Our goal in being invited to Alaska was to see the Northern Lights or the Aurora Borealis. Upon arriving, we studied maps, asked locals, and downloaded Aurora apps to our phones. We sat up late, scanning the skies, and pinpointed best locations for sightings.

On our last night there, Othel and I hired a guide to “chase” the lights. He picked us up at 10 p.m. (1 a.m. Brandon time), and we rode to four different mountain tops for best viewing. The minus degree temps kept me in the truck, but Othel would try to see from a better vantage. The paralyzing wind gusts would soon rush him back into the truck.
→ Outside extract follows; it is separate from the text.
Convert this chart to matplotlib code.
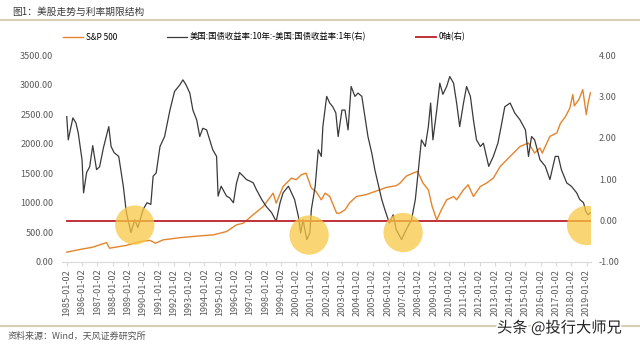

Our guide pointed to one faint wisp of cloud-like formation in the sky and said that was the beginning of the lights, but it soon disappeared. Our chase ended at 2:30 a.m. The Fairbanks trip was a fabulous adventure, but it was still a disappointment to travel such a long way and not see what we hoped to see.

My spiritual nugget from this: People spend time, money and energy searching for joy, pleasure, and success and never find it. The right Guide is essential, and second hand knowledge of success stories is never the same as personal experience.

As our flight left Fairbanks, I thought of how we had looked expectantly, hopefully out our windows and in the frigid night air, hoping to see those miraculous lights. Had I ever looked for Christ’s return with such expectancy and desire? Did I wake each morning with the excitement that this might be the day?

There were some valuable things as well as painful things to learn in Fairbanks.